Congrats, Tanmayraj!
Looks like you invested in a better tripod!
----
How would you guys rate the tripods (by Vanguard) as compared here:
*www.flipkart.com/tripod/compare?ids=ACCDQHZMXRGW2AFD,ACCDQHZMPFEAG9EA,ACCD6GSJCYZKHWGS,ACCDY5M7GDCVYYGW
These are 3~5K (similar price range).

I am also looking at similar tripod as OP. (hence sneaking my query further his resolution)

My tripod will be used like this:
*60% home usage *- for shooting home videos/vlogs 
-- D5100 + 18-55 (kit)
OR
-- D5100 + Nikkor 35 mm 1.8 
OR
-- D5100 + Sigma 17-70 (2.8-4)​
*35% outdoor usage* - city street/urban layout/landscapes(barely).
-- D5100 + Nikkor 35 mm 1.8 
OR
-- D5100 + Sigma 17-70 (2.8-4)​
*5% USE - wildlife(!)****
To be used on wildlife trip.

-- D5100 + Nikkor 35 mm 1.8 
OR
-- D5100 + Nikkor 70-300 4.5-5.6 VR​
*** I am going to use this tripod on my planned trip to Ranthambore Tiger reserve.
Tripod to be based in a jeep/ferry truck(Canter).
^ Is this particular use feasible?
I would like to have quick release in my tripod.

_This is purely my hobby.
& I do not intend to make it more expensive one than what it is ( already! ) _

I mean - I do not plan to go full frame.
I believe I have a LOT to learn on D5100 itself - before I even think of upgrading.
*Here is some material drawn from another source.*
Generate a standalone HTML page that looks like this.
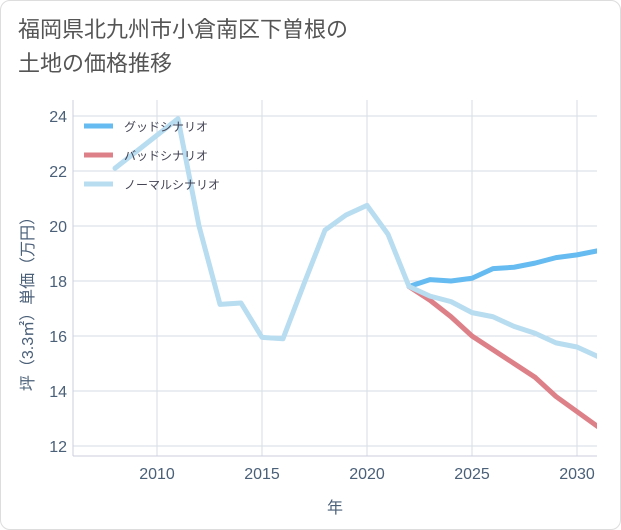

_One more important thing:_
I don't think Wildlife photography is of serious interest for me.
In fact current trip that I am doing to Ranthambore - is with a rented 70-300 VR.

I am more happy with shooting upto 70~80mm  (Street/candids/events/people/kids etc)
So- the most heaviest lens projected to be used on my setup in next 3 years is *17-70 (2.8-4) Sigma lens.*

I am definitely not going for a cheapo tripod just to save a couple of thousand bucks.
Just trying to check what should be my tripod with given requirements.

---

Sorry for the really long write-up!
But, I guess it's important to share the requirements to get good advice.

*Ace.*


----------



## sujoyp (May 9, 2014)

look its simple...the tripod I have is Vanguard ESPOD 203AP ...its head can be changed soo its slightly costly ....the tripod OP bought is fixed head and can carry more

you can go for a tripod like discussed in this thread..you will have no problem right now...till you get something like sigma 150-500 

And as your query about tripod on jeep ferry...No its not possible...I recently went to tiger safari on jeep and tried to use monopod and its impossible to use that, tripod is out of question...you can use only hand held

one more thing even if your tripod can carry 3.5KG...do not cross 1.8 KG in any case that include flash lens and DSLR body 
your D5100 + 70-300 VR is already 1.5 KG dont put anything more with them


----------



## tanmayraj (May 9, 2014)

driverace said:


> Congrats, Tanmayraj!
> Looks like you invested in a better tripod!
> ----
> How would you guys rate the tripods (by Vanguard) as compared here:
> ...



Thanks man!
If you want to use your new tripod for home and outdoor,go for sturdy tripod.As you mentioned you don't want to upgrade to Full frame dslr,you want to learn from d5100,then go for tripod which is stable.
Before purchasing my new vanguard,i short listed photron steady pro 520/560 as it can hold upto 5kg/6kg but build is totally plastic,which i don't like at all.Then,i visit Chandni chowk,delhi for tripod and shopkeeper also told me first time invester to tripod should own a good and stable tripod.

Tripod you compare are of Vanguard and all are very good but ignore 2kg(max load) tripod.Go for 3kg tripod.

Go for Vanguard Cx203ap/Cx203agh( Rs 3000/3500) or you can check Benro t-880/800(Rs2000/2300) or you can check Fotopro Digi 9300(Rs1920) at flipkart,it seem good but no review for this tripod.


----------